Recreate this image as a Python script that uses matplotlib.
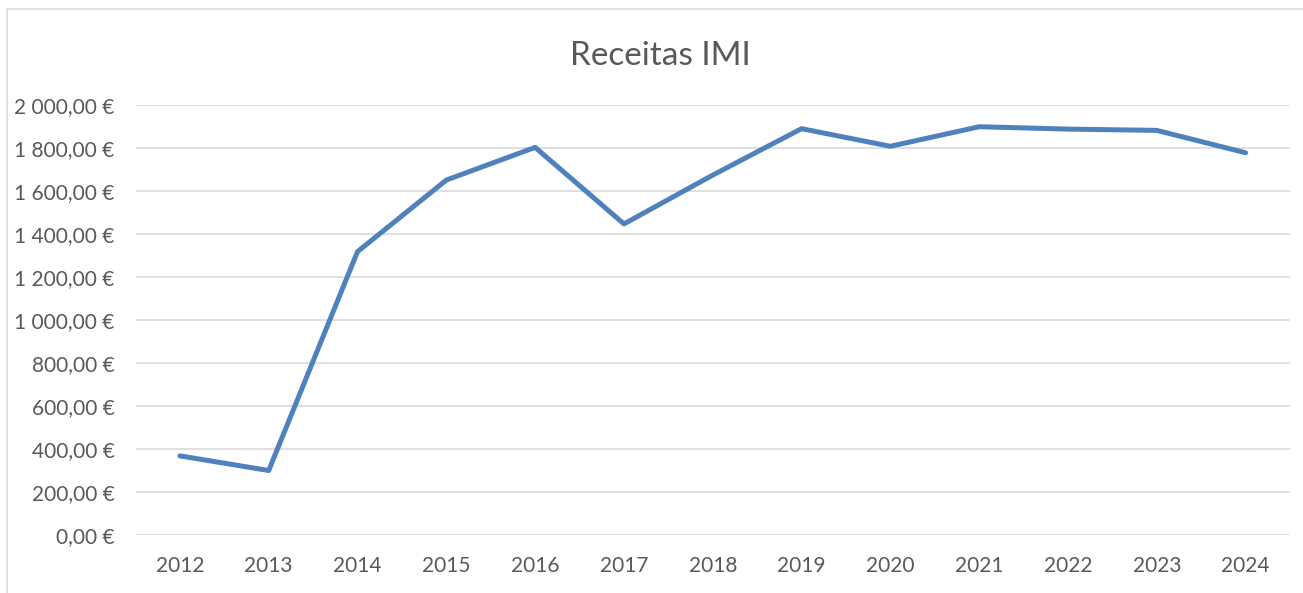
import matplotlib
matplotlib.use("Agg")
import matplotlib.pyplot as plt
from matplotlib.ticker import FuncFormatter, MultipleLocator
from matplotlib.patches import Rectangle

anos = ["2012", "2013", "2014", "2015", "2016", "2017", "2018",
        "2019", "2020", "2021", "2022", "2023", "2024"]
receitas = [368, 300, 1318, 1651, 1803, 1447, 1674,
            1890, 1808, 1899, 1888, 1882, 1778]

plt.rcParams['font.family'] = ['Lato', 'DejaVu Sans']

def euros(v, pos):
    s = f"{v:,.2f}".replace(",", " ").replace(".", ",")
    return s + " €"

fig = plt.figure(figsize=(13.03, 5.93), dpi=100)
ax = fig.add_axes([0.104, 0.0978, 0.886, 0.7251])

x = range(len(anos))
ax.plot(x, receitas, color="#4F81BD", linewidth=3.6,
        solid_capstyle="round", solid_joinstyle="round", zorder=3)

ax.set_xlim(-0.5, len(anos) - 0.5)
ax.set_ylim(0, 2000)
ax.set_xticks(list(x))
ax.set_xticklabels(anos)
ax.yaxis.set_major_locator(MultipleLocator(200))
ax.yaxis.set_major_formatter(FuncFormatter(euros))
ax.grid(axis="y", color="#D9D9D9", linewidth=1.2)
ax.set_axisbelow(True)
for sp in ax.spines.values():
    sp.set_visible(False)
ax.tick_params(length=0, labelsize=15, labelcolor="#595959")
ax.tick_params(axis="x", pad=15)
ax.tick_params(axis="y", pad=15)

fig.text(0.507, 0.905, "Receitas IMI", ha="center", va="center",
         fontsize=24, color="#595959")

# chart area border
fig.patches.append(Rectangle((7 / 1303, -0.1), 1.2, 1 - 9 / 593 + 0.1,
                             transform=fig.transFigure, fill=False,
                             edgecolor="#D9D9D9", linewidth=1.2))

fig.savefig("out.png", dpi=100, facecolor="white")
...
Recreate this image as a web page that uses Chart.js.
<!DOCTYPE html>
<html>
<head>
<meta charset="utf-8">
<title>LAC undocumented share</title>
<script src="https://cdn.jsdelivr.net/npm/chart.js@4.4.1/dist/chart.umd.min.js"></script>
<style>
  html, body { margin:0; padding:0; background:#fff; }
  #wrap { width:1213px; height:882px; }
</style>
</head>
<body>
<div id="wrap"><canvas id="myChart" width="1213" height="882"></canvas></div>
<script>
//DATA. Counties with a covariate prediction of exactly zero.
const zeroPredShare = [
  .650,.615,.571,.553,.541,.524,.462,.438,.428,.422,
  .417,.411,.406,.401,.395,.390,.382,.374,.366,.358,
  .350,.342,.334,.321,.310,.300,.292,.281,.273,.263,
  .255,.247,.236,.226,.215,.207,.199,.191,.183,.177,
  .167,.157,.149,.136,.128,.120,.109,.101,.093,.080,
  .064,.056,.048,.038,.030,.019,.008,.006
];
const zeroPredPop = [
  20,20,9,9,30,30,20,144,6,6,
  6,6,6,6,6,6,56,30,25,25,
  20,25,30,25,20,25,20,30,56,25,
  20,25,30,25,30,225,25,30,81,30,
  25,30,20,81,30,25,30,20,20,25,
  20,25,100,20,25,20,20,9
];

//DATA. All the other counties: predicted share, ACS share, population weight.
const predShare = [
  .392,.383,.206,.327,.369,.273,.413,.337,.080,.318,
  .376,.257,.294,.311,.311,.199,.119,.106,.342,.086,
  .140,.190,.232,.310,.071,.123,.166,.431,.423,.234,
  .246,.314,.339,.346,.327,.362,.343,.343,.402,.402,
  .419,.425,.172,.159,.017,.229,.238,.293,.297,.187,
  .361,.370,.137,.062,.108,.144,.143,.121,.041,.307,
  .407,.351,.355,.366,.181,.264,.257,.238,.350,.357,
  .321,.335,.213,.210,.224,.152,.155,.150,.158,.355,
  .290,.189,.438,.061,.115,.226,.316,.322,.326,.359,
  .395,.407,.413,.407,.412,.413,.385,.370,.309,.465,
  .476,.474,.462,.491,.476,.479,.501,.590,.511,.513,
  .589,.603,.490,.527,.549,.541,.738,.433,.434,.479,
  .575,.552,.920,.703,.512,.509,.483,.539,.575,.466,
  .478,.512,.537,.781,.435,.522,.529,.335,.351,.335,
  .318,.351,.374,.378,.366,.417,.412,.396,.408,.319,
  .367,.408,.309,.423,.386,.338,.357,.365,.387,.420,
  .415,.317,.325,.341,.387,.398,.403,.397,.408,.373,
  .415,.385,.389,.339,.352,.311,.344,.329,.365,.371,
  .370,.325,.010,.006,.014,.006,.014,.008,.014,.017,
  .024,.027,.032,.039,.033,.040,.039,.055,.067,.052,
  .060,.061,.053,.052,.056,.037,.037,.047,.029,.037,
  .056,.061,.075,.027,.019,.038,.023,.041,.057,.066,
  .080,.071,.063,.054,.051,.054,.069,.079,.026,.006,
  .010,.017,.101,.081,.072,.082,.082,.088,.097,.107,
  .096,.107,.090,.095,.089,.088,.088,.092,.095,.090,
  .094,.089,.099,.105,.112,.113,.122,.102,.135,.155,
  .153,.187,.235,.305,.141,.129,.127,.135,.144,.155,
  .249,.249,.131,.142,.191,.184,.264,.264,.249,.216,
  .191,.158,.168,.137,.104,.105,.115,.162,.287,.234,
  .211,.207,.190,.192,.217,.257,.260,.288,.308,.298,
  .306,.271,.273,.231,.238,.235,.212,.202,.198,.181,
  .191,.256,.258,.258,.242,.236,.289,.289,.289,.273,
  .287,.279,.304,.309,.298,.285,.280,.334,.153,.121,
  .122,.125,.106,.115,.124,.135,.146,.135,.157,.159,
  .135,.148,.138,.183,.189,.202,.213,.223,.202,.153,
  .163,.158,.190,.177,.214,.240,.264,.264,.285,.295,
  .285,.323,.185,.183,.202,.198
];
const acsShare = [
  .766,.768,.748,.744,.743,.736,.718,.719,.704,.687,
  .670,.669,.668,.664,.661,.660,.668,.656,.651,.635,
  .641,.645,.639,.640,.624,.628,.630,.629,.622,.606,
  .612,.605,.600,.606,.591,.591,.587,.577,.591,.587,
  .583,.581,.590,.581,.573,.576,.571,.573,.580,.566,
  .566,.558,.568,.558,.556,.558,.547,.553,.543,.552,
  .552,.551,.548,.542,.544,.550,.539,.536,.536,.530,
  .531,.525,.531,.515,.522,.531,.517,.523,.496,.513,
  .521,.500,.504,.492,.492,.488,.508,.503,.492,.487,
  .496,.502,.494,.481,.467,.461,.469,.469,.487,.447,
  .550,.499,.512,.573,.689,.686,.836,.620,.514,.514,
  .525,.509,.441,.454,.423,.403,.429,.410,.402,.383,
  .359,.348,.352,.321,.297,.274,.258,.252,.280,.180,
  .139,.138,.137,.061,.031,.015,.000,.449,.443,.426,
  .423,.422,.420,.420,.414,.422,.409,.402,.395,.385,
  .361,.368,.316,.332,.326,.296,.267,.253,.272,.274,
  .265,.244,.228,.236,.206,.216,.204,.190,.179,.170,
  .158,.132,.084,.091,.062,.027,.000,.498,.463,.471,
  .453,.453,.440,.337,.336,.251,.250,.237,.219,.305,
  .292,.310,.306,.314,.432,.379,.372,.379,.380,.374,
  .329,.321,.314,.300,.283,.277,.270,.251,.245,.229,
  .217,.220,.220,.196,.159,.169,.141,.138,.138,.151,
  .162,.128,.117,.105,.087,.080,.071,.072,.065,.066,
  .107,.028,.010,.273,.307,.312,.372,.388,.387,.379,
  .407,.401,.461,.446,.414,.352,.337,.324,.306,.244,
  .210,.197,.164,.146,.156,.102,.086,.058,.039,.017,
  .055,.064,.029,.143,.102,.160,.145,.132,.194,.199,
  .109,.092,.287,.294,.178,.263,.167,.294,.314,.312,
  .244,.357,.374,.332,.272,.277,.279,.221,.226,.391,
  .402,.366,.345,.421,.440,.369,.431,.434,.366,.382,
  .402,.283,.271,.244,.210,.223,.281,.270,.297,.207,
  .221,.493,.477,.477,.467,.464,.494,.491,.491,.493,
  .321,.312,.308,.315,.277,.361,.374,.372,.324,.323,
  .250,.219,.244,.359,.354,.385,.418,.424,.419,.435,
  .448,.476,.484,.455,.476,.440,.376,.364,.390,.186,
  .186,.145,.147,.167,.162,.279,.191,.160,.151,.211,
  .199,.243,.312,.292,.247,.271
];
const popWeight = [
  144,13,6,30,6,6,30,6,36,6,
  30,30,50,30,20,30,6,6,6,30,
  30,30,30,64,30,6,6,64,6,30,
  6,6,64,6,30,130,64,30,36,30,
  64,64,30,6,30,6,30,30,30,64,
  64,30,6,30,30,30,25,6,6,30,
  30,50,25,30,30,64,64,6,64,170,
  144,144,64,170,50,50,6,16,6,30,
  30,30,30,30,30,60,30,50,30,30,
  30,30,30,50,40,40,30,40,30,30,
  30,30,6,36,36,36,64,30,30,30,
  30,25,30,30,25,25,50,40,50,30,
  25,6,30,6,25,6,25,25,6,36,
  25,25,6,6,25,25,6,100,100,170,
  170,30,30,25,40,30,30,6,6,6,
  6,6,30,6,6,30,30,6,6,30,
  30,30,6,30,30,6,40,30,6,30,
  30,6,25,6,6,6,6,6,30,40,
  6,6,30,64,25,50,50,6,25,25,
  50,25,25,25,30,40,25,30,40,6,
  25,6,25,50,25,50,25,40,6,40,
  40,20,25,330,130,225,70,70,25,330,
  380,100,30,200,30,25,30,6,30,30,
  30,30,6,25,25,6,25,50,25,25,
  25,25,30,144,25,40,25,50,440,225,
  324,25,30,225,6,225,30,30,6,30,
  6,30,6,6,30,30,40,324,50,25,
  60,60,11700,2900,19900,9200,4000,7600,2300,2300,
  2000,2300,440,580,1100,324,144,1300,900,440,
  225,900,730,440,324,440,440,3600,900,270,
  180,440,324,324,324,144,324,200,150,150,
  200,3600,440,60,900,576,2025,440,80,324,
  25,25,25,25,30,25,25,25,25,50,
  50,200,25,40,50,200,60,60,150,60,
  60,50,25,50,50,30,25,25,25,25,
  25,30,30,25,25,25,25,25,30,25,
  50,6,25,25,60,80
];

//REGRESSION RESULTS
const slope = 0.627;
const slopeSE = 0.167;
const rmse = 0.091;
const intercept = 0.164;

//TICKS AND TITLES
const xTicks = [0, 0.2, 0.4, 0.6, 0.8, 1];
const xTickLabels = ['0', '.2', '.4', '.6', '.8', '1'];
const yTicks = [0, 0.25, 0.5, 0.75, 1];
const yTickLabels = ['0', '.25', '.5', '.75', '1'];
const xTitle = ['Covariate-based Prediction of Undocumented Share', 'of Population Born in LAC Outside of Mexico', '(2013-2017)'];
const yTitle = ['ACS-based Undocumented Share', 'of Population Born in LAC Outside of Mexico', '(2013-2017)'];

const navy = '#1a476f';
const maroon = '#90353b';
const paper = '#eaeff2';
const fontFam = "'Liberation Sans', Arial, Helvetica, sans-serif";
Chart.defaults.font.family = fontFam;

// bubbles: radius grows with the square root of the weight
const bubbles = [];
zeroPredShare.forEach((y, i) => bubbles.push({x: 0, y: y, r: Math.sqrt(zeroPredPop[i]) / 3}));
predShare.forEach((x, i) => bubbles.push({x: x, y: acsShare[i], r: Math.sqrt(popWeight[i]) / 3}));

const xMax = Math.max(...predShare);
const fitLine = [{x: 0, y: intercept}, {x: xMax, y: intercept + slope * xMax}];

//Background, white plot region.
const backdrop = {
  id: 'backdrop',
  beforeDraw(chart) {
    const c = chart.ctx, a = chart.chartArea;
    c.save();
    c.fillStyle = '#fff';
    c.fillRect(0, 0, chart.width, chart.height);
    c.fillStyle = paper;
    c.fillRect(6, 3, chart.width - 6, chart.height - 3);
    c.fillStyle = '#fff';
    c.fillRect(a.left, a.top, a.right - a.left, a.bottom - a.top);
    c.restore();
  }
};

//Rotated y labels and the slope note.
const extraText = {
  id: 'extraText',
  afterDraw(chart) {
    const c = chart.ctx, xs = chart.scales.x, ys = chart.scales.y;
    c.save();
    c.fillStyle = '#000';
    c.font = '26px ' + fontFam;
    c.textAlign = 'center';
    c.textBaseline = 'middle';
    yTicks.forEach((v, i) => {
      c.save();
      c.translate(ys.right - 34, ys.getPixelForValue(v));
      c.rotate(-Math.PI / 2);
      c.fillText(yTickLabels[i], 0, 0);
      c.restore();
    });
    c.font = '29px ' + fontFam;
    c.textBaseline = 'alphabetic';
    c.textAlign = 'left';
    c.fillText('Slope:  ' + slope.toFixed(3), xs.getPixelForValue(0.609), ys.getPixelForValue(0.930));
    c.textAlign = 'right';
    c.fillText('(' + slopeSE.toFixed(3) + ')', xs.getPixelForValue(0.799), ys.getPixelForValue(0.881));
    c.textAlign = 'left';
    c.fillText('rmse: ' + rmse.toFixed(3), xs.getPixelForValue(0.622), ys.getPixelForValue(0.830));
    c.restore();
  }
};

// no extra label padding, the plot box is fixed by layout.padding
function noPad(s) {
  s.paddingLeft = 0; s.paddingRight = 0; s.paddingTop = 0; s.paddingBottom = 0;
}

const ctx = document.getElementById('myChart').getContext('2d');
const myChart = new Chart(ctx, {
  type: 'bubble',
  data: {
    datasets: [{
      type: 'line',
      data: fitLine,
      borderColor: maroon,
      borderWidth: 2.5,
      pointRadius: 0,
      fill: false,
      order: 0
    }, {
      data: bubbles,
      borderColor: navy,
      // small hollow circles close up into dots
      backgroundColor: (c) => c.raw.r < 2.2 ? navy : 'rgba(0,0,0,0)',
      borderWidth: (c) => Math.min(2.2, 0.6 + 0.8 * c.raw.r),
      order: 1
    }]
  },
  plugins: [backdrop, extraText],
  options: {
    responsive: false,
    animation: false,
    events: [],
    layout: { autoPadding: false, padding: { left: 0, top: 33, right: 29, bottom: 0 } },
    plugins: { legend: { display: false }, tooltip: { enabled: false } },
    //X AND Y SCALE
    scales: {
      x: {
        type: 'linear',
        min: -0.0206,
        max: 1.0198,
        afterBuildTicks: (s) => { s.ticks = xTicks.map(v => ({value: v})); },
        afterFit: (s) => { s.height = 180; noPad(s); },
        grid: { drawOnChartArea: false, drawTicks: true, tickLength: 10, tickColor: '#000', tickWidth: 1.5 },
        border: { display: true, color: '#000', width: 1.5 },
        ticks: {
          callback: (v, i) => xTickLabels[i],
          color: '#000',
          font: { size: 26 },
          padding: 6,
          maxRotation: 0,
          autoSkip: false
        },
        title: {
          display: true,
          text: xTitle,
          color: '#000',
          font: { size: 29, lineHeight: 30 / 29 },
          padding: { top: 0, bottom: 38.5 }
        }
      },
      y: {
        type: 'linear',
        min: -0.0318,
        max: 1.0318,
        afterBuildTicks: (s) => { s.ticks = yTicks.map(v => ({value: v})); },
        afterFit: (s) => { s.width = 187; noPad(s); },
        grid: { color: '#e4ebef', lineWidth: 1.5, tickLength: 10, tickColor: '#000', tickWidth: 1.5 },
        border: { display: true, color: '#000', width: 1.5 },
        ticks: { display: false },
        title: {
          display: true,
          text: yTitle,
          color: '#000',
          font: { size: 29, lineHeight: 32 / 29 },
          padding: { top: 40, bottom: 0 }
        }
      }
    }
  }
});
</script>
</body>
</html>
...
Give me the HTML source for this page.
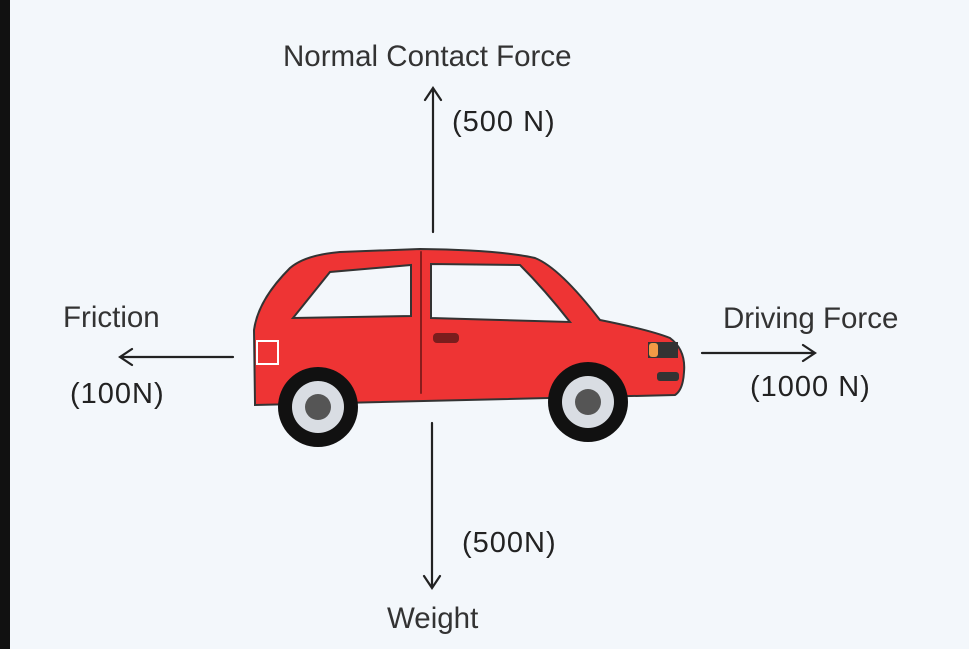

# PROBLEM STATEMENT:
Print everything from the line with "Recreate this image as a Python" down to the line with "1890, 1808, 1899, 1888, 1882, 1778]", both included, exactly as written and without the pictures.

# FINAL RESULT:
Recreate this image as a Python script that uses matplotlib.
import matplotlib
matplotlib.use("Agg")
import matplotlib.pyplot as plt
from matplotlib.ticker import FuncFormatter, MultipleLocator
from matplotlib.patches import Rectangle

anos = ["2012", "2013", "2014", "2015", "2016", "2017", "2018",
        "2019", "2020", "2021", "2022", "2023", "2024"]
receitas = [368, 300, 1318, 1651, 1803, 1447, 1674,
            1890, 1808, 1899, 1888, 1882, 1778]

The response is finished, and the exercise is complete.